Казалось бы, теперь, когда российская демократическая интеллигенция — лидер поиска правды о прошлом — встретилась с ним лицом к лицу, она задумается, как быть с такой историей, с тяжким наследством, от которого нельзя отречься. Но бурный интерес к советскому прошлому угас так же внезапно, как некогда вспыхнул в ходе кампании гласности. Переосмысление прошлого с удивительной быстротой утратило свое политическое и символическое значение. К началу 1992 года его полностью отодвинул на задний план вопрос о выборе экономической модели развития России.

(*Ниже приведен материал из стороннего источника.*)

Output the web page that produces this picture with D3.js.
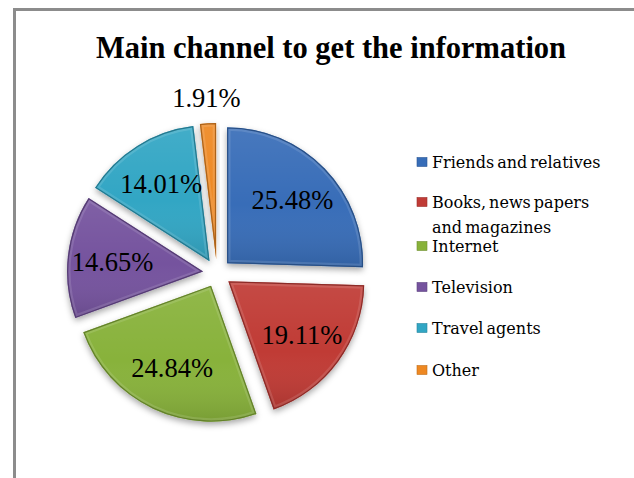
<!DOCTYPE html>
<html>
<head>
<meta charset="utf-8">
<script src="https://cdn.jsdelivr.net/npm/d3@7"></script>
<style>
  html, body { margin: 0; padding: 0; background: #fff; }
  svg { display: block; }
</style>
</head>
<body>
<svg id="chart" width="634" height="478"></svg>
<script>
// Survey shares (%) for the main channel used to get travel information
const categories = ["Friends and relatives", "Books, news papers and magazines", "Internet", "Television", "Travel agents", "Other"];
const legendLines = [["Friends and relatives"], ["Books, news papers", "and magazines"], ["Internet"], ["Television"], ["Travel agents"], ["Other"]];
const shares = [25.48, 19.11, 24.84, 14.65, 14.01, 1.91];
const colors = ["#376DB8", "#C03B36", "#88B23A", "#75539E", "#31A6C4", "#EE8822"];
const title = "Main channel to get the information";

const W = 634, H = 478;
const serif = "'Liberation Serif', 'Times New Roman', serif";
const svg = d3.select("#chart");
const defs = svg.append("defs");

// frame
svg.append("rect")
  .attr("x", 14.5).attr("y", 9.5)
  .attr("width", W + 20).attr("height", H + 20)
  .attr("fill", "#fff").attr("stroke", "#8c8c8c").attr("stroke-width", 3);

// title
svg.append("text")
  .attr("x", 331).attr("y", 58)
  .attr("text-anchor", "middle")
  .style("font-family", serif)
  .style("font-weight", "bold")
  .style("font-size", "30.5px")
  .attr("fill", "#000")
  .text(title);

// pie
const cx = 217, cy = 273, r = 136, explode = 14;
const pie = d3.pie().sort(null).value(d => d)(shares);
const arc = d3.arc().innerRadius(0).outerRadius(r);
const labelArc = d3.arc().innerRadius(r * 0.67).outerRadius(r * 0.67);
const outerLabelArc = d3.arc().innerRadius(r + 26).outerRadius(r + 26);

// soft drop shadow under the slices
const shadow = defs.append("filter").attr("id", "shadow")
  .attr("x", "-20%").attr("y", "-20%").attr("width", "140%").attr("height", "140%");
shadow.append("feDropShadow")
  .attr("dx", 0).attr("dy", 3).attr("stdDeviation", 3)
  .attr("flood-color", "#000").attr("flood-opacity", 0.35);

// vertical light-to-dark sheen shared by all slices
const sheen = defs.append("linearGradient").attr("id", "sheen")
  .attr("x1", 0).attr("y1", 0).attr("x2", 0).attr("y2", 1);
sheen.append("stop").attr("offset", "0%").attr("stop-color", "#fff").attr("stop-opacity", 0.08);
sheen.append("stop").attr("offset", "55%").attr("stop-color", "#fff").attr("stop-opacity", 0);
sheen.append("stop").attr("offset", "100%").attr("stop-color", "#000").attr("stop-opacity", 0.12);

const g = svg.append("g").attr("transform", `translate(${cx},${cy})`);

const slices = g.selectAll("g.slice").data(pie).enter().append("g")
  .attr("class", "slice")
  .attr("transform", d => {
    const a = (d.startAngle + d.endAngle) / 2;
    return `translate(${Math.sin(a) * explode},${-Math.cos(a) * explode})`;
  });

slices.each(function (d, i) {
  const s = d3.select(this);
  const clipId = "clip" + i;
  defs.append("clipPath").attr("id", clipId).append("path").attr("d", arc(d));
  s.append("path").attr("d", arc(d)).attr("fill", colors[i]).attr("filter", "url(#shadow)");
  s.append("path").attr("d", arc(d)).attr("fill", "url(#sheen)");
  // bevelled rim: soft inner highlight and a darker outer edge
  s.append("path").attr("d", arc(d)).attr("clip-path", `url(#${clipId})`)
    .attr("fill", "none").attr("stroke", "#fff").attr("stroke-opacity", 0.12).attr("stroke-width", 7);
  s.append("path").attr("d", arc(d)).attr("clip-path", `url(#${clipId})`)
    .attr("fill", "none").attr("stroke", d3.color(colors[i]).darker(0.9)).attr("stroke-width", 2.5);
});

// value labels
slices.append("text")
  .attr("transform", d => {
    const p = d.data < 5 ? outerLabelArc.centroid(d) : labelArc.centroid(d);
    return `translate(${p[0]},${p[1]})`;
  })
  .attr("text-anchor", "middle")
  .attr("dy", "0.35em")
  .style("font-family", serif)
  .style("font-size", "26.5px")
  .attr("fill", "#000")
  .text(d => d.data.toFixed(2) + "%");

// legend
const legendY = [162, 202, 246, 287, 328, 370];
const legend = svg.append("g");
categories.forEach((c, i) => {
  const row = legend.append("g").attr("transform", `translate(417,${legendY[i]})`);
  row.append("rect").attr("x", 0).attr("y", -4.5).attr("width", 10).attr("height", 9)
    .attr("fill", colors[i]).attr("stroke", d3.color(colors[i]).darker(0.6)).attr("stroke-width", 0.6);
  legendLines[i].forEach((line, j) => {
    row.append("text")
      .attr("x", 15).attr("y", j * 25)
      .attr("dy", "0.35em")
      .style("font-family", "'DejaVu Serif', serif")
      .style("font-size", "16px")
      .style("word-spacing", "-2px")
      .attr("fill", "#000")
      .text(line);
  });
});
</script>
</body>
</html>
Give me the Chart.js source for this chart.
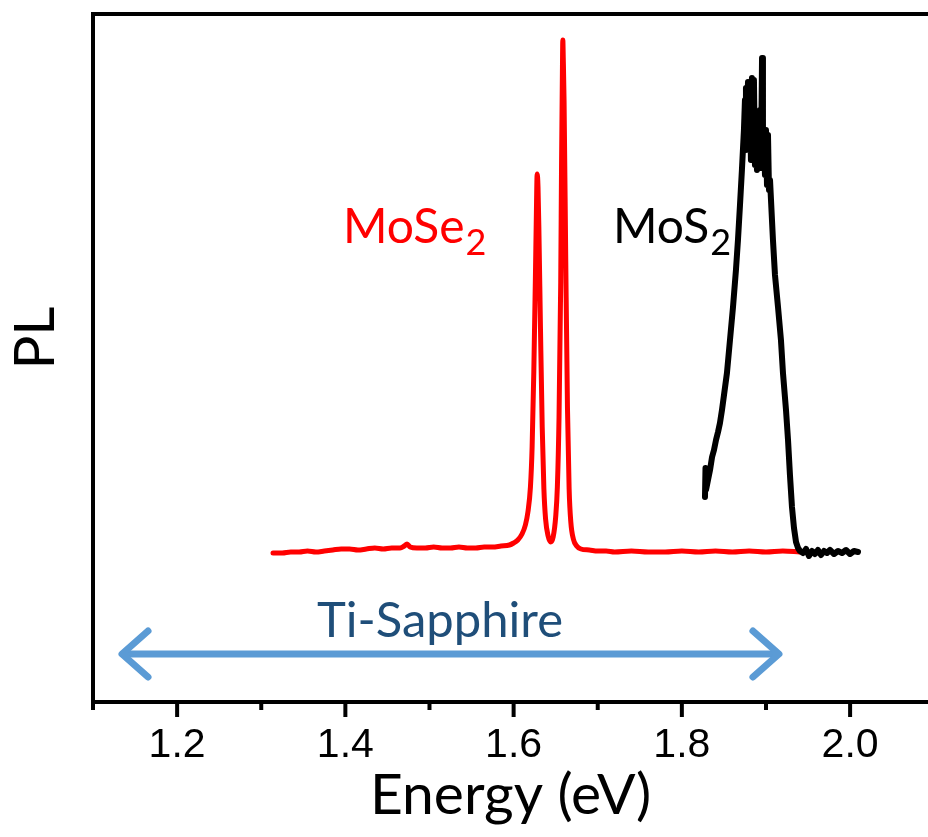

Как ни странно это может показаться на первый взгляд, важнейшим толчком для исчезновения интереса к советскому прошлому послужило совмещение идеи о построении в России общества по образцу современного западного общества с некоторыми положениями марксистской историософии. Массовая идеализация Запада, охватившая российское общество в конце 1980-х — начале 1990-х годов, стала способом переживания тех перемен, которые привели в сознании россиян к отрицанию своей связи с советским прошлым.
Напомним, что идея демократических преобразований была в конце 80-х — начале 90-х крайне популярной во всем обществе, а не только среди прозападнической интеллигенции. Идеализация Запада, а именно представление о Западе как об обществе не только социально и экономически эффективном, но и морально и эстетически совершенном, постепенно превратилась в символ отрицания «всего советского». Семантическое противостояние советской системы западному капитализму медленно, но верно подменялось причинно-следственной связью: все недостатки социализма нашли свое объяснение в отклонении России от «магистрального пути развития человечества» после прихода к власти большевиков, Запад превратился в образ желанного будущего и приобрел силу нового социального проекта, создавая выход из исторического тупика, в который завел общество социализм.